==== Dataset extract ====
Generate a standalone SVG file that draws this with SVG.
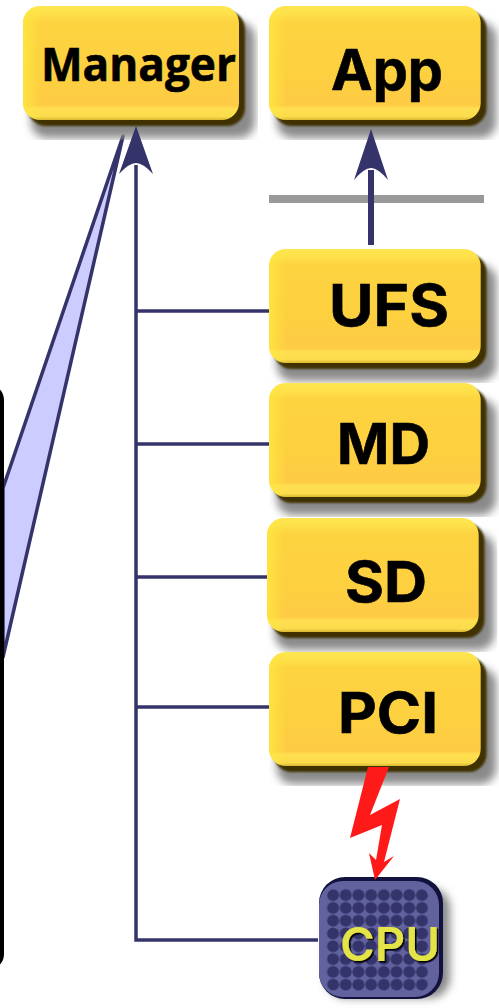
<svg xmlns="http://www.w3.org/2000/svg" width="499" height="1008" viewBox="0 0 499 1008">
<style>
.wire{fill:none;stroke:#34346b;stroke-width:3.5}
.head{fill:#34346b}
.lbl{font-family:"Inter","Open Sans","DejaVu Sans",sans-serif;font-weight:700;fill:#000;stroke:#000;stroke-width:.6}
.mgr{font-family:"Open Sans","Noto Sans","DejaVu Sans",sans-serif}
.cpu{font-family:"Inter","Open Sans","DejaVu Sans",sans-serif;font-weight:600;fill:#e4e448;filter:url(#ts)}
</style>
<defs>
<filter id="b4" x="-20%" y="-20%" width="140%" height="140%"><feGaussianBlur stdDeviation="4.5"/></filter>
<filter id="b1" x="-10%" y="-10%" width="120%" height="120%"><feGaussianBlur stdDeviation="1"/></filter>
<filter id="ts" x="-10%" y="-10%" width="125%" height="130%"><feDropShadow dx="1.6" dy="1.6" stdDeviation="0.3" flood-color="#000"/></filter>
<clipPath id="bc"><rect width="235" height="134"/></clipPath>
<linearGradient id="yg" x1="0" y1="0" x2="0" y2="1">
<stop offset="0" stop-color="#ffe650"/><stop offset=".07" stop-color="#fee04a"/><stop offset=".14" stop-color="#fdd340"/><stop offset=".6" stop-color="#fdd040"/><stop offset=".87" stop-color="#fecb45"/><stop offset=".9" stop-color="#ffdf50"/><stop offset=".97" stop-color="#fbdc4c"/><stop offset="1" stop-color="#d8b830"/>
</linearGradient>
<linearGradient id="yl" x1="0" y1="0" x2="1" y2="0">
<stop offset="0" stop-color="#ffe840" stop-opacity=".8"/><stop offset=".08" stop-color="#ffe840" stop-opacity="0"/>
</linearGradient>
<pattern id="dots" x="326.7" y="888.7" width="12.7" height="12.8" patternUnits="userSpaceOnUse"><circle cx="6.35" cy="6.4" r="6" fill="#34346b"/></pattern>
<g id="btn">
<g clip-path="url(#bc)">
<rect x="8" y="16" width="224" height="116" rx="16" fill="#8a8a8a" filter="url(#b4)"/>
<rect x="5" y="5" width="217" height="115" rx="18" fill="#3f3200" filter="url(#b1)"/>
<rect x="0" y="0" width="216" height="114" rx="17" fill="url(#yg)"/>
<rect x="0" y="0" width="216" height="114" rx="17" fill="url(#yl)"/>
</g>
</g>
</defs>

<g id="callout">
<polygon points="123,136 3,488 3,657" fill="#ccccff" stroke="#34346b" stroke-width="3.5" stroke-linejoin="round"/>
</g>
<rect id="frame" x="-30" y="386" width="32" height="582" rx="14" fill="none" stroke="#000" stroke-width="4"/>

<rect id="divider" x="269" y="195" width="215" height="8" fill="#999"/>

<g id="node-manager"><use href="#btn" x="23" y="6"/><text class="lbl mgr" x="41" y="81" font-size="46" textLength="195" lengthAdjust="spacingAndGlyphs">Manager</text></g>
<g id="node-app"><use href="#btn" transform="translate(269 6) scale(.98 1)"/><text class="lbl" x="331" y="90" font-size="56" textLength="112" lengthAdjust="spacingAndGlyphs">App</text></g>
<g id="node-ufs"><use href="#btn" transform="translate(269 249) scale(.98 1)"/><text class="lbl" x="329" y="326" font-size="58" textLength="120" lengthAdjust="spacingAndGlyphs">UFS</text></g>
<g id="node-md"><use href="#btn" transform="translate(269 383) scale(.98 1)"/><text class="lbl" x="337" y="464" font-size="56" textLength="93" lengthAdjust="spacingAndGlyphs">MD</text></g>
<g id="node-sd"><use href="#btn" transform="translate(267 518) scale(.98 1)"/><text class="lbl" x="345" y="602" font-size="56" textLength="82" lengthAdjust="spacingAndGlyphs">SD</text></g>
<g id="node-pci"><use href="#btn" transform="translate(269 652) scale(.98 1)"/><text class="lbl" x="338" y="733" font-size="56" textLength="100" lengthAdjust="spacingAndGlyphs">PCI</text></g>

<g id="node-cpu">
<rect x="326" y="888" width="124" height="110" rx="20" fill="#888" filter="url(#b4)"/>
<rect x="319" y="877" width="124" height="122" rx="26" fill="#12123f"/>
<rect x="319" y="881" width="120" height="116" rx="24" fill="#62629f"/>
<rect x="326.7" y="888.7" width="101.6" height="102.4" rx="8" fill="url(#dots)"/>
<text class="cpu" x="340" y="961" font-size="46" textLength="100" lengthAdjust="spacingAndGlyphs">CPU</text>
</g>

<g id="connectors">
<path class="wire" d="M136 165V940H318M136 311H269M136 444H269M136 577H267M136 707H269"/>
<path class="head" d="M136 126L153 174Q143 163 136 163Q129 163 119 174Z"/>
<path class="wire" style="stroke-width:6" d="M371 245V170"/>
<path class="head" d="M371 129L388 180Q378 168 371 168Q364 168 354 180Z"/>
<polygon points="368,767 389,767 370,815 400,799 384,862 394,856 375,880 369,853 376,860 382,825 350,838" fill="#ff1a1a"/>
</g>
</svg>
====
- **Challenge**
Restate the whole listing above exactly, please, omitting every image.

- **Written solution**
Generate a standalone SVG file that draws this with SVG.
<svg xmlns="http://www.w3.org/2000/svg" width="499" height="1008" viewBox="0 0 499 1008">
<style>
.wire{fill:none;stroke:#34346b;stroke-width:3.5}
.head{fill:#34346b}
.lbl{font-family:"Inter","Open Sans","DejaVu Sans",sans-serif;font-weight:700;fill:#000;stroke:#000;stroke-width:.6}
.mgr{font-family:"Open Sans","Noto Sans","DejaVu Sans",sans-serif}
.cpu{font-family:"Inter","Open Sans","DejaVu Sans",sans-serif;font-weight:600;fill:#e4e448;filter:url(#ts)}
</style>
<defs>
<filter id="b4" x="-20%" y="-20%" width="140%" height="140%"><feGaussianBlur stdDeviation="4.5"/></filter>
<filter id="b1" x="-10%" y="-10%" width="120%" height="120%"><feGaussianBlur stdDeviation="1"/></filter>
<filter id="ts" x="-10%" y="-10%" width="125%" height="130%"><feDropShadow dx="1.6" dy="1.6" stdDeviation="0.3" flood-color="#000"/></filter>
<clipPath id="bc"><rect width="235" height="134"/></clipPath>
<linearGradient id="yg" x1="0" y1="0" x2="0" y2="1">
<stop offset="0" stop-color="#ffe650"/><stop offset=".07" stop-color="#fee04a"/><stop offset=".14" stop-color="#fdd340"/><stop offset=".6" stop-color="#fdd040"/><stop offset=".87" stop-color="#fecb45"/><stop offset=".9" stop-color="#ffdf50"/><stop offset=".97" stop-color="#fbdc4c"/><stop offset="1" stop-color="#d8b830"/>
</linearGradient>
<linearGradient id="yl" x1="0" y1="0" x2="1" y2="0">
<stop offset="0" stop-color="#ffe840" stop-opacity=".8"/><stop offset=".08" stop-color="#ffe840" stop-opacity="0"/>
</linearGradient>
<pattern id="dots" x="326.7" y="888.7" width="12.7" height="12.8" patternUnits="userSpaceOnUse"><circle cx="6.35" cy="6.4" r="6" fill="#34346b"/></pattern>
<g id="btn">
<g clip-path="url(#bc)">
<rect x="8" y="16" width="224" height="116" rx="16" fill="#8a8a8a" filter="url(#b4)"/>
<rect x="5" y="5" width="217" height="115" rx="18" fill="#3f3200" filter="url(#b1)"/>
<rect x="0" y="0" width="216" height="114" rx="17" fill="url(#yg)"/>
<rect x="0" y="0" width="216" height="114" rx="17" fill="url(#yl)"/>
</g>
</g>
</defs>

<g id="callout">
<polygon points="123,136 3,488 3,657" fill="#ccccff" stroke="#34346b" stroke-width="3.5" stroke-linejoin="round"/>
</g>
<rect id="frame" x="-30" y="386" width="32" height="582" rx="14" fill="none" stroke="#000" stroke-width="4"/>

<rect id="divider" x="269" y="195" width="215" height="8" fill="#999"/>

<g id="node-manager"><use href="#btn" x="23" y="6"/><text class="lbl mgr" x="41" y="81" font-size="46" textLength="195" lengthAdjust="spacingAndGlyphs">Manager</text></g>
<g id="node-app"><use href="#btn" transform="translate(269 6) scale(.98 1)"/><text class="lbl" x="331" y="90" font-size="56" textLength="112" lengthAdjust="spacingAndGlyphs">App</text></g>
<g id="node-ufs"><use href="#btn" transform="translate(269 249) scale(.98 1)"/><text class="lbl" x="329" y="326" font-size="58" textLength="120" lengthAdjust="spacingAndGlyphs">UFS</text></g>
<g id="node-md"><use href="#btn" transform="translate(269 383) scale(.98 1)"/><text class="lbl" x="337" y="464" font-size="56" textLength="93" lengthAdjust="spacingAndGlyphs">MD</text></g>
<g id="node-sd"><use href="#btn" transform="translate(267 518) scale(.98 1)"/><text class="lbl" x="345" y="602" font-size="56" textLength="82" lengthAdjust="spacingAndGlyphs">SD</text></g>
<g id="node-pci"><use href="#btn" transform="translate(269 652) scale(.98 1)"/><text class="lbl" x="338" y="733" font-size="56" textLength="100" lengthAdjust="spacingAndGlyphs">PCI</text></g>

<g id="node-cpu">
<rect x="326" y="888" width="124" height="110" rx="20" fill="#888" filter="url(#b4)"/>
<rect x="319" y="877" width="124" height="122" rx="26" fill="#12123f"/>
<rect x="319" y="881" width="120" height="116" rx="24" fill="#62629f"/>
<rect x="326.7" y="888.7" width="101.6" height="102.4" rx="8" fill="url(#dots)"/>
<text class="cpu" x="340" y="961" font-size="46" textLength="100" lengthAdjust="spacingAndGlyphs">CPU</text>
</g>

<g id="connectors">
<path class="wire" d="M136 165V940H318M136 311H269M136 444H269M136 577H267M136 707H269"/>
<path class="head" d="M136 126L153 174Q143 163 136 163Q129 163 119 174Z"/>
<path class="wire" style="stroke-width:6" d="M371 245V170"/>
<path class="head" d="M371 129L388 180Q378 168 371 168Q364 168 354 180Z"/>
<polygon points="368,767 389,767 370,815 400,799 384,862 394,856 375,880 369,853 376,860 382,825 350,838" fill="#ff1a1a"/>
</g>
</svg>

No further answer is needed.